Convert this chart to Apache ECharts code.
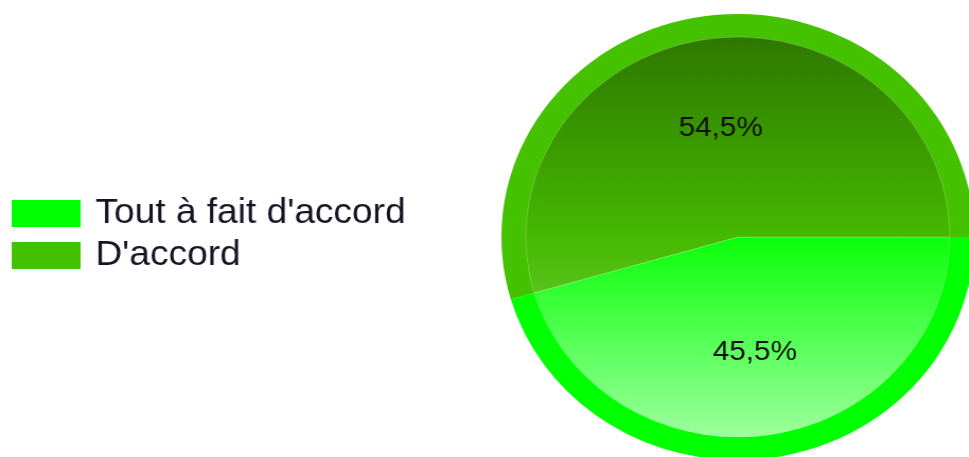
<!DOCTYPE html>
<html>
<head>
<meta charset="utf-8">
<script src="https://cdn.jsdelivr.net/npm/echarts@6/dist/echarts.min.js"></script>
<style>
  html, body { margin: 0; padding: 0; background: #fff; overflow: hidden; }
  /* l'original est une image étirée horizontalement (~1.06) */
  #chart { width: 914px; height: 457px; transform: scaleX(1.06); transform-origin: 0 0; }
</style>
</head>
<body>
<div id="chart"></div>
<script>
const CATEGORIES = ["Tout à fait d'accord", "D'accord"];
const VALUES = [45.5, 54.5];
const RING_COLORS = ["#00ff00", "#44c200"];
const LABEL_NUDGE = [[0, 2], [0, 5]];

const CX = 696, CY = 237, R_OUT = 223, R_IN = 200;

// dégradé vertical sur le disque intérieur (coordonnées écran)
function grad(stops) {
  return {
    type: "linear", global: true,
    x: 0, y: CY - R_IN, x2: 0, y2: CY + R_IN,
    colorStops: stops.map(([offset, color]) => ({ offset, color }))
  };
}
const INNER_FILLS = [
  grad([[0, "#00ff00"], [0.5, "#0aff0a"], [1, "#9dff9d"]]),
  grad([[0, "#2e7800"], [0.5, "#45b900"], [1, "#8ad85c"]])
];

const chart = echarts.init(document.getElementById("chart"));
const base = {
  type: "pie",
  center: [CX, CY],
  startAngle: 0,
  clockwise: true,
  animation: false,
  silent: true,
  labelLine: { show: false }
};

chart.setOption({
  legend: {
    orient: "vertical",
    left: 11,
    top: 196,
    padding: 0,
    icon: "rect",
    itemWidth: 65,
    itemHeight: 27,
    itemGap: 7,
    data: CATEGORIES,
    textStyle: { fontFamily: "Liberation Sans, Arial", fontSize: 35, lineHeight: 27, color: "#151525", padding: [0, 0, 0, 9] }
  },
  series: [
    {
      ...base,
      radius: [0, R_OUT],
      label: { show: false },
      data: CATEGORIES.map((name, i) => ({ name, value: VALUES[i], itemStyle: { color: RING_COLORS[i] } }))
    },
    {
      ...base,
      radius: [0, R_IN],
      label: { show: false },
      itemStyle: { borderColor: "rgba(255,255,255,0.22)", borderWidth: 1 },
      data: CATEGORIES.map((name, i) => ({ name, value: VALUES[i], itemStyle: { color: INNER_FILLS[i] } }))
    },
    {
      ...base,
      radius: [0, R_OUT],
      z: 5,
      itemStyle: { color: "transparent" },
      label: {
        show: true,
        position: "inside",
        fontFamily: "Liberation Sans, Arial",
        fontSize: 28,
        color: "#111",
        formatter: p => p.value.toFixed(1).replace(".", ",") + "%"
      },
      data: CATEGORIES.map((name, i) => ({ name, value: VALUES[i], label: { offset: LABEL_NUDGE[i] } }))
    }
  ]
});
</script>
</body>
</html>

+ + + +

• **The exercise**:
Copy out all the data exactly; skip the pictures.

• **Task answer**:
Convert this chart to Apache ECharts code.
<!DOCTYPE html>
<html>
<head>
<meta charset="utf-8">
<script src="https://cdn.jsdelivr.net/npm/echarts@6/dist/echarts.min.js"></script>
<style>
  html, body { margin: 0; padding: 0; background: #fff; overflow: hidden; }
  /* l'original est une image étirée horizontalement (~1.06) */
  #chart { width: 914px; height: 457px; transform: scaleX(1.06); transform-origin: 0 0; }
</style>
</head>
<body>
<div id="chart"></div>
<script>
const CATEGORIES = ["Tout à fait d'accord", "D'accord"];
const VALUES = [45.5, 54.5];
const RING_COLORS = ["#00ff00", "#44c200"];
const LABEL_NUDGE = [[0, 2], [0, 5]];

const CX = 696, CY = 237, R_OUT = 223, R_IN = 200;

// dégradé vertical sur le disque intérieur (coordonnées écran)
function grad(stops) {
  return {
    type: "linear", global: true,
    x: 0, y: CY - R_IN, x2: 0, y2: CY + R_IN,
    colorStops: stops.map(([offset, color]) => ({ offset, color }))
  };
}
const INNER_FILLS = [
  grad([[0, "#00ff00"], [0.5, "#0aff0a"], [1, "#9dff9d"]]),
  grad([[0, "#2e7800"], [0.5, "#45b900"], [1, "#8ad85c"]])
];

const chart = echarts.init(document.getElementById("chart"));
const base = {
  type: "pie",
  center: [CX, CY],
  startAngle: 0,
  clockwise: true,
  animation: false,
  silent: true,
  labelLine: { show: false }
};

chart.setOption({
  legend: {
    orient: "vertical",
    left: 11,
    top: 196,
    padding: 0,
    icon: "rect",
    itemWidth: 65,
    itemHeight: 27,
    itemGap: 7,
    data: CATEGORIES,
    textStyle: { fontFamily: "Liberation Sans, Arial", fontSize: 35, lineHeight: 27, color: "#151525", padding: [0, 0, 0, 9] }
  },
  series: [
    {
      ...base,
      radius: [0, R_OUT],
      label: { show: false },
      data: CATEGORIES.map((name, i) => ({ name, value: VALUES[i], itemStyle: { color: RING_COLORS[i] } }))
    },
    {
      ...base,
      radius: [0, R_IN],
      label: { show: false },
      itemStyle: { borderColor: "rgba(255,255,255,0.22)", borderWidth: 1 },
      data: CATEGORIES.map((name, i) => ({ name, value: VALUES[i], itemStyle: { color: INNER_FILLS[i] } }))
    },
    {
      ...base,
      radius: [0, R_OUT],
      z: 5,
      itemStyle: { color: "transparent" },
      label: {
        show: true,
        position: "inside",
        fontFamily: "Liberation Sans, Arial",
        fontSize: 28,
        color: "#111",
        formatter: p => p.value.toFixed(1).replace(".", ",") + "%"
      },
      data: CATEGORIES.map((name, i) => ({ name, value: VALUES[i], label: { offset: LABEL_NUDGE[i] } }))
    }
  ]
});
</script>
</body>
</html>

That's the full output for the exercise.